1. Définition

La « culture numérique » aussi appelée « culture digitale », « culture internet », « cyberculture » ou « e-culture1 » peut être caractérisée par un ensemble de compétences techniques matérielles et intellectuelles liées à l’apparition des nouvelles technologies et d’Internet qui ont généré de nouvelles pratiques, de nouveaux modes de pensée et de nouvelles valeurs2.

Elle est présente aujourd’hui dans la vie économique, dans la façon dont l’on communique à travers différents médias, ou dans l’éducation, par exemple3. Mais l’une de ses principales caractéristiques tient à l’omniprésence du présent qui accompagne son développement. C’est ainsi qu’Annick Lantenois écrit :

« La culture du livre est alors l’ensemble des comportements programmés par cette structure de pensée et que l’imprimerie au XVe siècle radicalisa. La conception téléologique du temps — orienté vers une finalité — qui structure la culture du livre est ce qui la distingue de la culture numérique marquée, quant à elle, par la conception présentiste du temps, ce "présent omniprésent". Distinguer la culture du livre et la culture numérique suppose donc de distinguer deux structures de penser le temps. Et cette distinction suppose alors celles des paradigmes, des compétences, de l’économie, des pratiques, des modes de production et d’appropriation. »

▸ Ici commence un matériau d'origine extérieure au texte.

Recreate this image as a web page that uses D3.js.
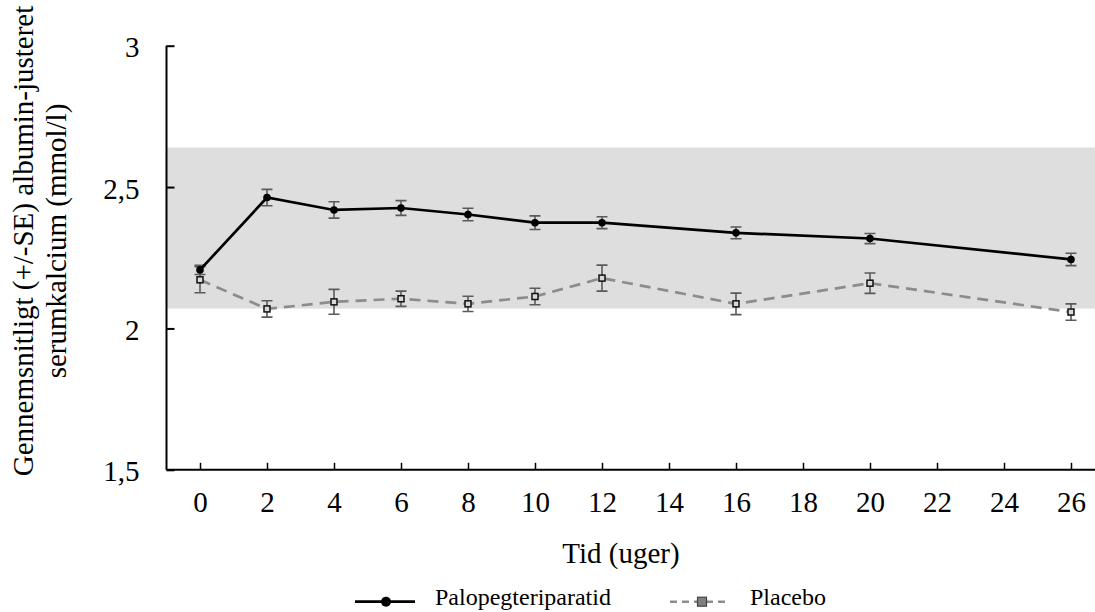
<!DOCTYPE html>
<html><head><meta charset="utf-8">
<script src="https://cdn.jsdelivr.net/npm/d3@7"></script>
<style>
body{margin:0;background:#fff}
svg{display:block}
</style>
</head><body><svg id="c" width="1095" height="612" font-family="Liberation Serif"></svg>
<script>
// ---- data ----
const weeks = [0, 2, 4, 6, 8, 10, 12, 16, 20, 26];
const paloMean = [2.207, 2.463, 2.419, 2.426, 2.403, 2.374, 2.374, 2.338, 2.318, 2.244];
const paloSE   = [0.016, 0.029, 0.029, 0.026, 0.022, 0.024, 0.021, 0.021, 0.018, 0.022];
const placMean = [2.172, 2.069, 2.094, 2.105, 2.087, 2.113, 2.178, 2.087, 2.160, 2.058];
const placSE   = [0.046, 0.029, 0.044, 0.027, 0.027, 0.029, 0.046, 0.038, 0.036, 0.029];
const xTickValues = [0, 2, 4, 6, 8, 10, 12, 14, 16, 18, 20, 22, 24, 26];
const yTickValues = [1.5, 2, 2.5, 3];
const normalRange = [2.07, 2.64];
const seriesNames = ["Palopegteriparatid", "Placebo"];
const xTitle = "Tid (uger)";
const yTitleLines = ["Gennemsnitligt (+/-SE) albumin-justeret", "serumkalcium (mmol/l)"];

// ---- layout ----
const FONT = "Liberation Serif";
const svg = d3.select("#c");
const X0 = 166.5, XR = 1095, YB = 469.8, YT = 45.7;
const x = d3.scaleLinear().domain([0, 26]).range([200, 1071]);
const y = d3.scaleLinear().domain([1.5, 3]).range([YB, YT]);
const fmt = d => String(d).replace(".", ",");

// reference band
svg.append("rect")
  .attr("x", X0).attr("width", XR - X0)
  .attr("y", y(normalRange[1])).attr("height", y(normalRange[0]) - y(normalRange[1]))
  .attr("fill", "#dedede");

// axes
const gx = svg.append("g").attr("transform", `translate(0,${YB})`)
  .call(d3.axisBottom(x).tickValues(xTickValues).tickFormat(d => d)
        .tickSizeInner(-7).tickSizeOuter(0).tickPadding(22));
gx.attr("font-family", FONT).attr("font-size", 29);
gx.select(".domain").attr("d", `M${X0},0H${XR}`).attr("stroke", "#000").attr("stroke-width", 2);
gx.selectAll(".tick line").attr("stroke", "#000").attr("stroke-width", 1.5);
gx.selectAll(".tick text").attr("fill", "#000");

const gy = svg.append("g").attr("transform", `translate(${X0},0)`)
  .call(d3.axisLeft(y).tickValues(yTickValues).tickFormat(fmt)
        .tickSizeInner(-8).tickSizeOuter(0).tickPadding(27));
gy.attr("font-family", FONT).attr("font-size", 29);
gy.select(".domain").attr("d", `M0,${YT}V${YB}`).attr("stroke", "#000").attr("stroke-width", 2);
gy.selectAll(".tick line").attr("stroke", "#000").attr("stroke-width", 2);
gy.selectAll(".tick text").attr("fill", "#000").attr("dy", "0.38em");

// series drawing helpers
function errorBars(means, ses) {
  const g = svg.append("g").attr("stroke", "#5a5a5a").attr("stroke-width", 1.6).attr("fill", "none");
  weeks.forEach((w, i) => {
    const cx = x(w), y1 = y(means[i] + ses[i]), y2 = y(means[i] - ses[i]);
    g.append("path").attr("d", `M${cx},${y1}V${y2}M${cx-5.5},${y1}H${cx+5.5}M${cx-5.5},${y2}H${cx+5.5}`);
  });
}
const line = means => d3.line().x((d, i) => x(weeks[i])).y(d => y(d))(means);

// placebo
errorBars(placMean, placSE);
svg.append("path").attr("d", line(placMean)).attr("fill", "none")
  .attr("stroke", "#8c8c8c").attr("stroke-width", 2.7).attr("stroke-dasharray", "11,7");
svg.append("g").selectAll("rect").data(placMean).join("rect")
  .attr("x", (d, i) => x(weeks[i]) - 3).attr("y", d => y(d) - 3)
  .attr("width", 6).attr("height", 6)
  .attr("fill", "#d9d9d9").attr("stroke", "#111").attr("stroke-width", 1.5);

// palopegteriparatid
errorBars(paloMean, paloSE);
svg.append("path").attr("d", line(paloMean)).attr("fill", "none")
  .attr("stroke", "#000").attr("stroke-width", 2.7);
svg.append("g").selectAll("circle").data(paloMean).join("circle")
  .attr("cx", (d, i) => x(weeks[i])).attr("cy", d => y(d)).attr("r", 3.8).attr("fill", "#000");

// titles
svg.append("text").attr("x", 621).attr("y", 563).attr("text-anchor", "middle")
  .attr("font-family", FONT).attr("font-size", 29).text(xTitle);
const yt = svg.append("text").attr("transform", "translate(0,241) rotate(-90)")
  .attr("text-anchor", "middle").attr("font-family", FONT).attr("font-size", 29);
yt.append("tspan").attr("x", 0).attr("y", 33).text(yTitleLines[0]);
yt.append("tspan").attr("x", 0).attr("y", 66).text(yTitleLines[1]);

// legend
const LY = 601.7;
const lg = svg.append("g").attr("font-family", FONT).attr("font-size", 24);
lg.append("line").attr("x1", 355).attr("x2", 415).attr("y1", LY).attr("y2", LY)
  .attr("stroke", "#000").attr("stroke-width", 2.7);
lg.append("circle").attr("cx", 386).attr("cy", LY).attr("r", 5).attr("fill", "#000");
lg.append("text").attr("x", 435).attr("y", 605).text(seriesNames[0]);
lg.append("line").attr("x1", 670).attr("x2", 730).attr("y1", LY).attr("y2", LY)
  .attr("stroke", "#8c8c8c").attr("stroke-width", 2.6).attr("stroke-dasharray", "7,5");
lg.append("rect").attr("x", 697.5).attr("y", LY - 4.5).attr("width", 9).attr("height", 9)
  .attr("fill", "#808080").attr("stroke", "#444").attr("stroke-width", 1.2);
lg.append("text").attr("x", 750).attr("y", 605).text(seriesNames[1]);
</script>
</body></html>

LANTENOIS, Annick, Le Vertige du funambule - le design graphique entre économie et morale, Paris, Éditions B42, Collection « Essais », 2010, p. 58.

La seconde de ses caractéristiques tient à son pouvoir de reconfiguration des médias et des pratiques auxquels, contrairement à ce que l’on pourrait penser, elle ne se substitue pas. Ce point est notamment défendu par André Lemos dans les lignes qui suivent :

« La troisième loi est celle de la reconfiguration. Ici, la maxime est que “tout change, mais pas tellement”. C’est dire que nous devons éviter la logique de la substitution ou de la destruction, car les diverses expressions récentes de la cyberculture manifestent plutôt une reconfiguration des pratiques, des modalités médiatiques, des espaces, et non une substitution aux formes antérieures. Ce que nous appelons ici reconfiguration trouve un écho dans l’idée de “remédiation” (Bolter et Grusin, 2002). Notre idée de reconfiguration va cependant un peu plus loin que celle de remédiation (passage d’un média sur un autre, comme le cinéma dans les jeux électroniques et vice-versa). Par reconfiguration, nous comprenons, bien sûr, l’idée de remédiation médiatique, mais aussi celle de modification des structures sociales, des institutions et des pratiques communicationnelles.»

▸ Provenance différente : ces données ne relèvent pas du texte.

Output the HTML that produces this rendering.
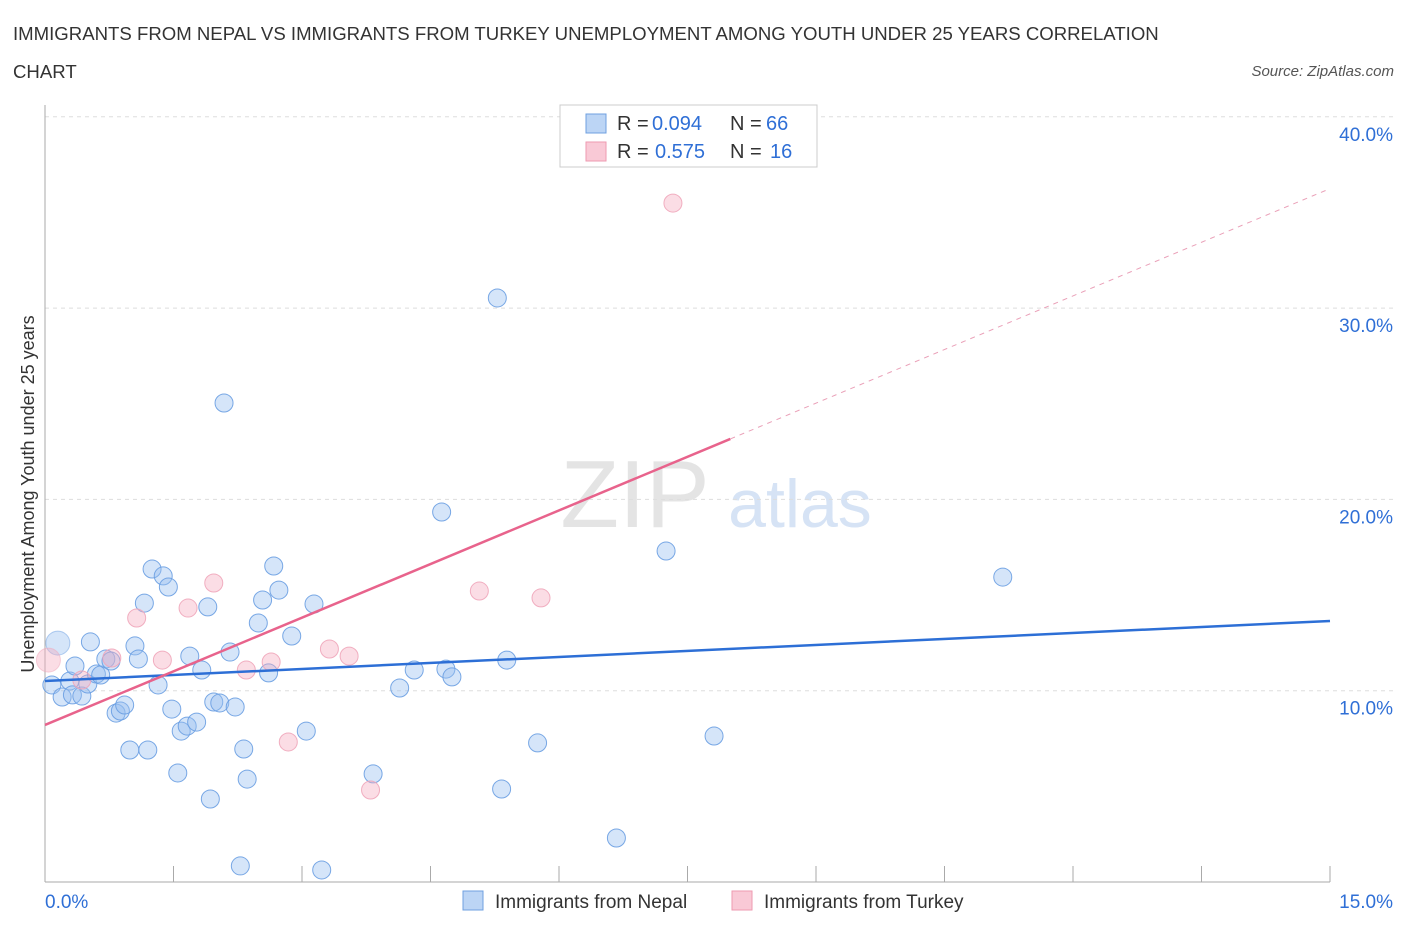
<!DOCTYPE html>
<html><head><meta charset="utf-8"><style>
body{margin:0;background:#fff;font-family:"Liberation Sans",sans-serif}
svg text{font-family:"Liberation Sans",sans-serif}
</style></head><body>
<svg id="c" width="1406" height="930">
<text x="13" y="40" font-size="18.6" fill="#333">IMMIGRANTS FROM NEPAL VS IMMIGRANTS FROM TURKEY UNEMPLOYMENT AMONG YOUTH UNDER 25 YEARS CORRELATION</text>
<text x="13" y="78" font-size="18.6" fill="#333">CHART</text>
<text x="1394" y="76" font-size="15" fill="#555" text-anchor="end" font-style="italic">Source: ZipAtlas.com</text>
<text x="635" y="527" font-size="96" fill="#e4e4e4" text-anchor="middle" font-family="Liberation Serif">ZIP</text>
<text x="800" y="527" font-size="68" fill="#d6e3f5" text-anchor="middle">atlas</text>
<text transform="translate(34,494) rotate(-90)" font-size="18" fill="#333" text-anchor="middle">Unemployment Among Youth under 25 years</text>
<g id="grid"></g><g id="marks"></g>
<g>
<rect x="560" y="105" width="257" height="62" fill="#fff" stroke="#ccc"/>
<rect x="586" y="114" width="20" height="19" fill="#bcd5f5" stroke="#6fa0e0"/>
<rect x="586" y="142" width="20" height="19" fill="#f9c9d6" stroke="#ee9ab0"/>
<text x="617" y="130" font-size="20" fill="#333">R =</text>
<text x="652" y="130" font-size="20" fill="#2f6fd6">0.094</text>
<text x="730" y="130" font-size="20" fill="#333">N =</text>
<text x="766" y="130" font-size="20" fill="#2f6fd6">66</text>
<text x="617" y="158" font-size="20" fill="#333">R =</text>
<text x="655" y="158" font-size="20" fill="#2f6fd6">0.575</text>
<text x="730" y="158" font-size="20" fill="#333">N =</text>
<text x="770" y="158" font-size="20" fill="#2f6fd6">16</text>
</g>
<g>
<rect x="463" y="891" width="20" height="19" fill="#bcd5f5" stroke="#6fa0e0"/>
<text x="495" y="908" font-size="19" fill="#333">Immigrants from Nepal</text>
<rect x="732" y="891" width="20" height="19" fill="#f9c9d6" stroke="#ee9ab0"/>
<text x="764" y="908" font-size="19" fill="#333">Immigrants from Turkey</text>
</g>
</svg>
<script>
const xTicks=[0,15];
const yTicks=[10,20,30,40];
const nepalX=[0.15,0.08,0.20,0.29,0.35,0.32,0.43,0.50,0.53,0.60,0.65,0.71,0.77,0.83,0.88,0.93,0.99,1.05,1.09,1.16,1.20,1.25,1.32,1.38,1.44,1.48,1.55,1.59,1.66,1.69,1.77,1.83,1.90,1.93,1.97,2.04,2.09,2.16,2.22,2.28,2.32,2.36,2.49,2.54,2.61,2.67,2.73,2.88,3.05,3.14,3.23,3.83,4.14,4.31,4.63,4.68,4.75,5.28,5.33,5.39,5.75,6.67,7.25,7.81,11.18];
const nepalY=[12.49,10.30,9.67,10.51,11.29,9.78,9.72,10.35,12.55,10.87,10.82,11.66,11.55,8.83,8.94,9.25,6.90,12.34,11.66,14.58,6.90,16.36,10.30,16.00,15.42,9.04,5.70,7.89,8.15,11.81,8.36,11.08,14.38,4.34,9.41,9.36,25.04,12.02,9.15,0.84,6.95,5.38,13.54,14.74,10.93,16.52,15.26,12.86,7.89,14.53,0.63,5.65,10.14,11.08,19.34,11.13,10.72,30.53,4.86,11.60,7.27,2.30,17.30,7.63,15.94];
const turkeyX=[0.04,0.43,0.78,1.07,1.37,1.67,1.97,2.35,2.64,2.84,3.32,3.55,3.80,5.07,5.79,7.33];
const turkeyY=[11.60,10.56,11.71,13.80,11.60,14.32,15.63,11.08,11.50,7.32,12.18,11.81,4.81,15.21,14.85,35.49];
const nepalFit=[10.51,0.209];
const turkeyFit=[8.21,1.869];
const turkeySolidEnd=8.0;
const X=v=>45+v/15*1285, Y=v=>882-v*19.13;
const NS="http://www.w3.org/2000/svg";
function mk(t,a,p){const e=document.createElementNS(NS,t);for(const k in a)e.setAttribute(k,a[k]);p.appendChild(e);return e;}
const g=document.getElementById('grid'), m=document.getElementById('marks');
yTicks.forEach(t=>{
 const l=mk('line',{x1:45,x2:1394,y1:Y(t),y2:Y(t),stroke:'#ddd','stroke-dasharray':'4,4'},g);
 
 
 const tx=mk('text',{x:1393,y:Y(t)+24,'font-size':19,fill:'#2f6fd6','text-anchor':'end'},g);
 tx.textContent=t.toFixed(1)+'%';
 
 
});
mk('line',{x1:45,x2:45,y1:105,y2:882,stroke:'#aaa'},g);
mk('line',{x1:45,x2:1330,y1:882,y2:882,stroke:'#aaa'},g);
for(let i=0;i<=10;i++){const x=X(i*1.5);mk('line',{x1:x,x2:x,y1:866,y2:882,stroke:'#aaa'},g);}
xTicks.forEach((t,i)=>{
 const tx=mk('text',{x:i?1393:45,y:908,'font-size':19,fill:'#2f6fd6','text-anchor':i?'end':'start'},g);
 tx.textContent=t.toFixed(1)+'%';
 
 
});
function pts(xs,ys,fill,stroke,name){xs.forEach((x,i)=>{
 const c=mk('circle',{cx:X(x),cy:Y(ys[i]),r:i===0?12:9,fill:fill,stroke:stroke,'stroke-width':1,'stroke-opacity':i===0?0.5:0.9},m);
 
 
});}
pts(nepalX,nepalY,'rgba(150,190,240,0.4)','#6a9ee2','nepal-point');
pts(turkeyX,turkeyY,'rgba(245,170,190,0.4)','#f0a6ba','turkey-point');
const bl=mk('line',{x1:X(0),y1:Y(nepalFit[0]),x2:X(15),y2:Y(nepalFit[0]+nepalFit[1]*15),stroke:'#2d6fd6','stroke-width':2.5},m);


const pl=mk('line',{x1:X(0),y1:Y(turkeyFit[0]),x2:X(turkeySolidEnd),y2:Y(turkeyFit[0]+turkeyFit[1]*turkeySolidEnd),stroke:'#e8638c','stroke-width':2.5},m);


const pd=mk('line',{x1:X(turkeySolidEnd),y1:Y(turkeyFit[0]+turkeyFit[1]*turkeySolidEnd),x2:X(15),y2:Y(turkeyFit[0]+turkeyFit[1]*15),stroke:'#eaa0b8','stroke-width':1,'stroke-dasharray':'5,5'},m);


</script>
</body></html>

LEMOS, André, « Les trois de la cyber culture - Libération de l’émission, connexion au réseau et reconfiguration culturelle », Sociétés, Bruxelles, Editions De Boeck, n°1 91, 2006, p. 9.

Ces deux occurrences permettent d’assimiler la culture numérique à un vecteur de changement de l’organisation temporelle et médiatique des sociétés.

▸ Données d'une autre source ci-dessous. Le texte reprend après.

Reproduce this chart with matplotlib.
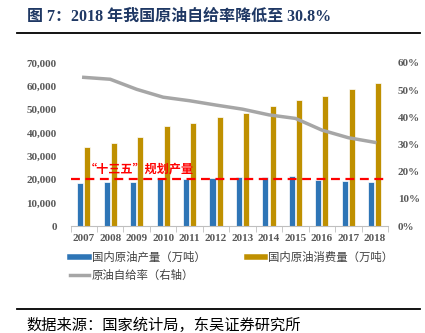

2. De la langue anglaise au français

Le terme de « culture numérique » trouve un équivalent en anglais : « digital culture », « internet culture » ou « cyberculture ». La question de sa traduction n’est pas en soi un problème, c’est plutôt son origine et son périmètre qui sont problématiques.

Sa première mention remonte aux années 1963, sous la plume de l’académicienne et auteur britannico-américaine Alice Mary Hilton qui écrit : « In the era of cyberculture, all the plows pull themselves and the fried chickens fly right onto our plates4 ».

HILTON, Alice Mary, The Evolving Society: The Proceedings of the First Annual Conference on the Cybercultural Revolution – Cybernetics and Automation, New York, Institute for Cybercultural Research, 1966.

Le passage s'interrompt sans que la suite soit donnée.